Galaxy doesn't have a single gimmick (as Sunshine did with FLUDD), but it does consistently mix up gameplay through the introduction of special power-ups. During the game Mario will become a bee, move within a spring, walk on fire and water as an ice man, fly like Superman, become a ghost and throw fire. Other than the rather terrible levels that require the spring power-up, these are all great additions to the game, with the bee sections in particular offering a nice change of pace.
Little touches are seen throughout, which go to highlight the care and attention Nintendo has put into the game. The most significant is how the controls work. It might seem like a given, but when so many Wii games fail to walk the line between gimmick and gameplay, Galaxy's impeccable use of the Wii-mote and Nunchuck is worth shouting about. From the simplicity of the Wii-mote shake to make Mario spin and the mid-air shake that gives you an extra few moments of air-time when you need it, to the instinctive star bit collection using the Wii-mote, it just feels right.

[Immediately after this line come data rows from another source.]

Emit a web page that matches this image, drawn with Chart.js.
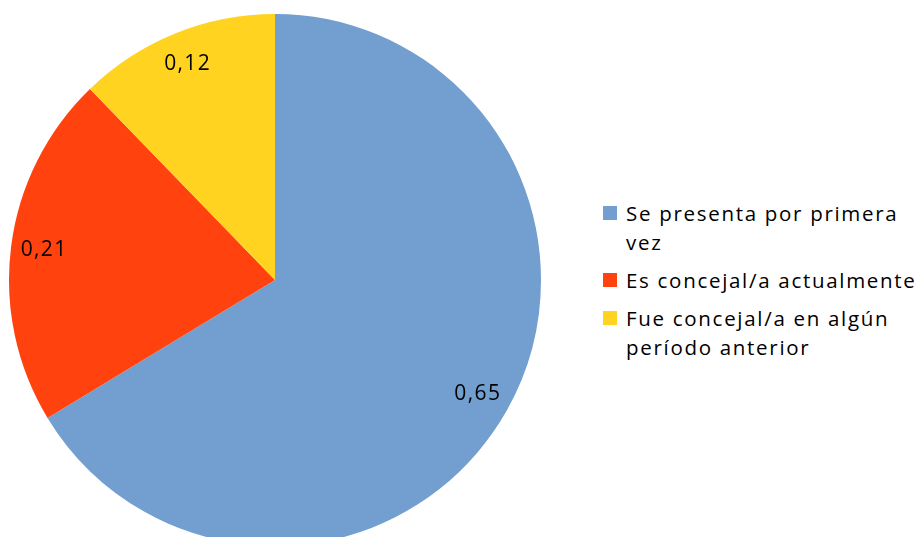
<!DOCTYPE html>
<html>
<head>
<meta charset="utf-8">
<script src="https://cdn.jsdelivr.net/npm/chart.js@4"></script>
<style>
  html, body { margin: 0; padding: 0; background: #fff; overflow: hidden; }
  #wrap { position: relative; width: 917px; height: 537px; overflow: hidden; }
  #chartBox { position: absolute; left: 0; top: 0; width: 550px; height: 560px; }
  #legend { position: absolute; left: 603px; top: 199px; width: 318px;
    font-family: "Open Sans", sans-serif; font-size: 20.5px; letter-spacing: 1.7px; color: #000; }
  .item { position: relative; padding-left: 23px; line-height: 29px; margin-bottom: 9px; }
  .box { position: absolute; left: 0; top: 7px; width: 14px; height: 14px; }
</style>
</head>
<body>
<div id="wrap">
  <div id="chartBox"><canvas id="pie"></canvas></div>
  <div id="legend"></div>
</div>
<script>
const labels = ['Se presenta por primera vez', 'Es concejal/a actualmente', 'Fue concejal/a en algún período anterior'];
const values = [0.65, 0.21, 0.12];
const colors = ['#729fcf', '#ff420e', '#ffd320'];

// value labels near the outer edge of each slice
const valueLabels = {
  id: 'valueLabels',
  afterDatasetsDraw(chart) {
    const ctx = chart.ctx;
    const meta = chart.getDatasetMeta(0);
    ctx.save();
    ctx.font = '21px "Open Sans", sans-serif';
    ctx.letterSpacing = '1.4px';
    ctx.fillStyle = '#000';
    ctx.textAlign = 'center';
    ctx.textBaseline = 'middle';
    meta.data.forEach((arc, i) => {
      const p = arc.getProps(['x', 'y', 'startAngle', 'endAngle', 'outerRadius']);
      const mid = (p.startAngle + p.endAngle) / 2;
      const r = p.outerRadius * 0.875;
      const txt = values[i].toFixed(2).replace('.', ',');
      ctx.fillText(txt, p.x + Math.cos(mid) * r, p.y + Math.sin(mid) * r);
    });
    ctx.restore();
  }
};

new Chart(document.getElementById('pie'), {
  type: 'pie',
  data: {
    labels: labels,
    datasets: [{
      data: values,
      backgroundColor: colors,
      borderWidth: 0
    }]
  },
  options: {
    responsive: true,
    maintainAspectRatio: false,
    animation: false,
    layout: { padding: { left: 9, right: 9, top: 14, bottom: 14 } },
    plugins: {
      legend: { display: false },
      tooltip: { enabled: false }
    }
  },
  plugins: [valueLabels]
});

// legend with wrapped text, built from the same arrays
const legend = document.getElementById('legend');
labels.forEach((l, i) => {
  const d = document.createElement('div');
  d.className = 'item';
  d.innerHTML = '<span class="box" style="background:' + colors[i] + '"></span>' + l;
  legend.appendChild(d);
});
</script>
</body>
</html>
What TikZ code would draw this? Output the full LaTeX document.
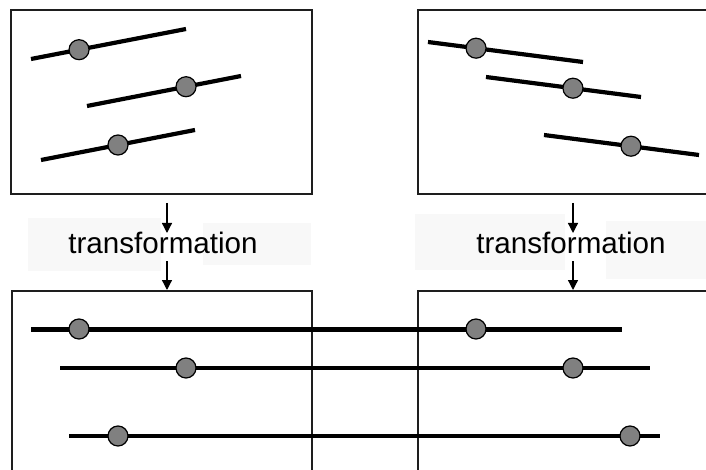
\documentclass[tikz,border=0pt]{standalone}
\usepackage{fontspec}
\setmainfont{Liberation Sans}
\usetikzlibrary{arrows.meta}
\definecolor{beadgray}{RGB}{128,128,128}
\definecolor{haze}{RGB}{248,248,248}
\definecolor{framec}{RGB}{30,30,30}
\begin{document}
\begin{tikzpicture}[x=1pt,y=-1pt,
  frame/.style={draw=framec,line width=2pt},
  rod/.style={line width=4.2pt,black},
  bead/.style={circle,draw=black,line width=1.2pt,fill=beadgray,minimum size=20pt,inner sep=0pt},
  shade/.style={fill=haze,draw=none},
  label/.style={font=\fontsize{29.6pt}{30pt}\selectfont,anchor=base,inner sep=0pt},
  flow/.style={line width=1.3pt,-{Triangle[width=10pt,length=10pt]}}]
\useasboundingbox (0,0) rectangle (706,470);
\clip (0,0) rectangle (706,470);
\fill[white] (0,0) rectangle (706,470);

% light backdrops behind the captions
\fill[shade] (28,218) rectangle (161,271);
\fill[shade] (203,223) rectangle (311,265);
\fill[shade] (415,214) rectangle (565,270);
\fill[shade] (606,221) rectangle (712,279);

% panels
\draw[frame] (11,10) rectangle (312,194);
\draw[frame] (418,10) rectangle (712,194);
\draw[frame] (12,290.5) rectangle (312,480);
\draw[frame] (418,290.5) rectangle (712,480);

% tilted rods, upper left
\draw[rod] (31,59) -- (186,29) node[bead,pos=0.31] (a1) {};
\draw[rod] (87,106) -- (241,76) node[bead,pos=0.643] (a2) {};
\draw[rod] (41,160) -- (195,130) node[bead,pos=0.5] (a3) {};

% tilted rods, upper right
\draw[rod] (428,42) -- (583,62) node[bead,pos=0.31] (b1) {};
\draw[rod] (486,77) -- (641,97) node[bead,pos=0.561] (b2) {};
\draw[rod] (544,135) -- (699,155) node[bead,pos=0.561] (b3) {};

% aligned rods across the lower panels
\draw[rod,line width=5pt] (31,329) -- (622,329);
\draw[rod,line width=3.3pt] (60,368) -- (650,368);
\draw[rod] (69,436) -- (660,436);
\node[bead] (c1) at (79,329) {};
\node[bead] (d1) at (476,329) {};
\node[bead] (c2) at (186,368) {};
\node[bead] (d2) at (573,368) {};
\node[bead] (c3) at (118,436) {};
\node[bead] (d3) at (630,436) {};

% captions
\node[label] (tL) at (163,254) {transformation};
\node[label] (tR) at (571,254) {transformation};

% arrows
\coordinate (l1) at (167,203);
\coordinate (l2) at (167,233);
\coordinate (l3) at (167,261);
\coordinate (l4) at (167,290);
\coordinate (r1) at (573,203);
\coordinate (r2) at (573,233);
\coordinate (r3) at (573,261);
\coordinate (r4) at (573,290);
\draw[flow] (l1) -- (l2);
\draw[flow] (l3) -- (l4);
\draw[flow] (r1) -- (r2);
\draw[flow] (r3) -- (r4);
\end{tikzpicture}
\end{document}
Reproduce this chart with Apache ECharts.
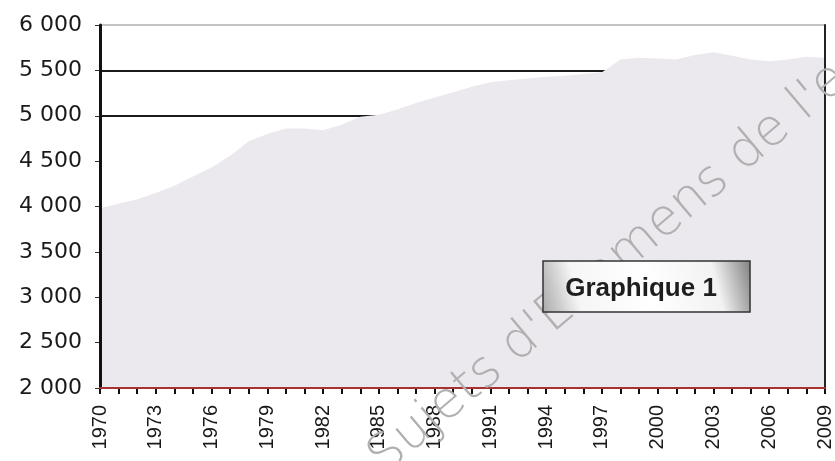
<!DOCTYPE html>
<html>
<head>
<meta charset="UTF-8">
<title>Graphique 1</title>
<script src="https://cdn.jsdelivr.net/npm/echarts@6/dist/echarts.min.js"></script>
<style>
  html, body { margin: 0; padding: 0; background: #fff; }
  #chart { width: 835px; height: 461px; }
</style>
</head>
<body>
<div id="chart"></div>
<script>
// années
var years = [];
for (var y = 1970; y <= 2009; y++) years.push(String(y));

// valeurs
var values = [
  3980, 4030, 4080, 4150, 4230, 4330, 4430, 4560, 4720, 4800,
  4860, 4860, 4840, 4900, 4990, 5010, 5070, 5140, 5200, 5260,
  5320, 5370, 5390, 5410, 5430, 5440, 5460, 5480, 5620, 5640,
  5630, 5620, 5670, 5700, 5660, 5620, 5600, 5620, 5650, 5640
];

var yTicks = [2000, 2500, 3000, 3500, 4000, 4500, 5000, 5500, 6000];

function fmt(v) {
  var s = String(v);
  return s.length > 3 ? s.slice(0, s.length - 3) + ' ' + s.slice(-3) : s;
}

var font = 'Liberation Sans, Arial, sans-serif';
var chart = echarts.init(document.getElementById('chart'));
chart.setOption({
  animation: false,
  grid: { left: 100, right: 3, top: 25, bottom: 73 },
  xAxis: [{
    type: 'category',
    data: years,
    boundaryGap: false,
    axisLine: { show: false },
    axisTick: { show: true, interval: 0, length: 6, lineStyle: { color: '#111', width: 2 } },
    axisLabel: {
      interval: 2, rotate: 90, color: '#1a1a1a', fontSize: 20,
      fontFamily: font, margin: 17
    },
    splitLine: { show: false }
  }, {
    // ligne de l'axe au-dessus de l'aire
    type: 'category',
    data: years,
    boundaryGap: false,
    position: 'bottom',
    z: 10,
    axisLine: { show: true, lineStyle: { color: '#a83232', width: 2 } },
    axisTick: { show: false },
    axisLabel: { show: false }
  }],
  yAxis: [{
    type: 'value',
    min: yTicks[0], max: yTicks[yTicks.length - 1], interval: 500,
    axisLine: { show: false },
    axisTick: { show: true, length: 5, lineStyle: { color: '#333' } },
    axisLabel: {
      color: '#1a1a1a', fontSize: 22, fontFamily: 'DejaVu Sans',
      margin: 18, formatter: fmt
    },
    splitLine: {
      show: true,
      lineStyle: {
        color: ['rgba(0,0,0,0)', 'rgba(0,0,0,0)', 'rgba(0,0,0,0)', 'rgba(0,0,0,0)',
                'rgba(0,0,0,0)', 'rgba(0,0,0,0)', '#1a1a1a', '#1a1a1a', '#c4c4c4'],
        width: 2
      }
    }
  }, {
    type: 'value',
    min: yTicks[0], max: yTicks[yTicks.length - 1],
    position: 'left',
    z: 10,
    axisLine: { show: true, lineStyle: { color: '#111', width: 3 } },
    axisTick: { show: false }, axisLabel: { show: false }, splitLine: { show: false }
  }, {
    type: 'value',
    min: yTicks[0], max: yTicks[yTicks.length - 1],
    position: 'right',
    z: 10,
    axisLine: { show: true, lineStyle: { color: '#222', width: 2 } },
    axisTick: { show: false }, axisLabel: { show: false }, splitLine: { show: false }
  }],
  series: [{
    type: 'line',
    data: values,
    xAxisIndex: 0,
    yAxisIndex: 0,
    symbol: 'none',
    lineStyle: { width: 0 },
    areaStyle: { color: '#ebe8ee', opacity: 1 },
    z: 3
  }],
  graphic: [
    {
      type: 'text',
      x: 376, y: 465,
      rotation: 0.7,
      z: 15,
      style: {
        text: "Sujets d'Examens de l'enseignement",
        fontSize: 51, fontFamily: 'DejaVu Sans', fontWeight: 200,
        fill: '#b0b0b0', verticalAlign: 'middle'
      }
    },
    {
      type: 'rect',
      x: 543, y: 261,
      z: 20,
      shape: { x: 0, y: 0, width: 207, height: 51 },
      style: {
        fill: new echarts.graphic.LinearGradient(0, 1, 1, 0, [
          { offset: 0, color: '#a8a8a8' },
          { offset: 0.18, color: '#f6f6f6' },
          { offset: 0.5, color: '#ffffff' },
          { offset: 0.82, color: '#f2f2f2' },
          { offset: 1, color: '#808080' }
        ]),
        stroke: '#333', lineWidth: 1.5
      }
    },
    {
      type: 'text',
      x: 641, y: 289,
      z: 21,
      style: {
        text: 'Graphique 1',
        align: 'center', verticalAlign: 'middle',
        fontSize: 26, fontWeight: 'bold',
        fontFamily: font, fill: '#1e1e1e'
      }
    }
  ]
});
</script>
</body>
</html>
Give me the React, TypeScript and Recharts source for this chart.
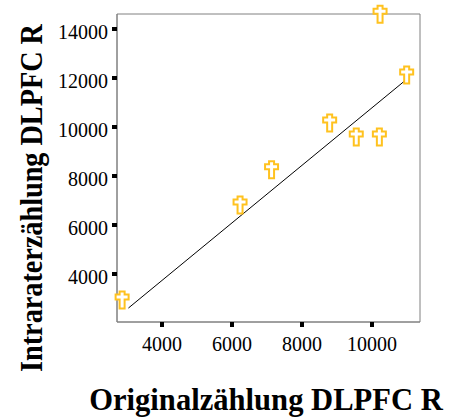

When walking on ice a flick of the Remote causes Mario to start skating, with jumps from then on causing him to pirouette like a trained skater. As Ice Mario you can jump up waterfalls - something you're never told you can do. At times the game is a joy, with the visuals making a mockery of most Wii efforts and Nintendo's decision to use a full orchestral soundtrack an inspired one. For a handful of levels Mario Galaxy is pure gaming at its best.
Bosses also crop up frequently, although one of the most adorable is tackled early on. The most visually impressive is also fought during the first quarter of the game, in your first encounter with Bowser Jnr. The later bosses are tougher but they just don't have the charm of these two highlights. It doesn't help that your main enemy, Bowser, is fought in practically the same way in each of your encounters with him, and these bouts seem sadly lacking in creativity when held up against the more diverse enemies.
60 stars is all it takes to activate the final confrontation, although getting this far will take far longer than your average modern video game. Add in all the stars from uncompleted galaxies and the optional stars activated by the red and green lumas, and you have a game that could take in excess of 30 hours to complete. It's worth it too, with a nice reward given to all players who manage to obtain all 120 stars.
There's just something missing though. As charming as Galaxy is, its ageing roots are clear to see. Adults reminiscing of times gone by will no doubt be captivated throughout, but unless you get all the little references to Nintendo games of the past, the lack of a compelling story and the game's lack of cohesiveness could leave you wanting.
In the hands of anyone who's been longing for a true sequel to Mario 64, Super Mario Galaxy could well be the game of the year, but for me the latter half struggles to match the creativity and moments of magic experienced during the opening. It's tough, perhaps too tough for novices, yet its bedtime story-like charm is unlikely to appeal to players who have been spending the last ten years playing Halo, Tomb Raider and Final Fantasy. While Mario 64 did things no gamer has seen before, Galaxy simply builds on this template. It's certainly a better than game Mario 64, but nowhere near as revolutionary.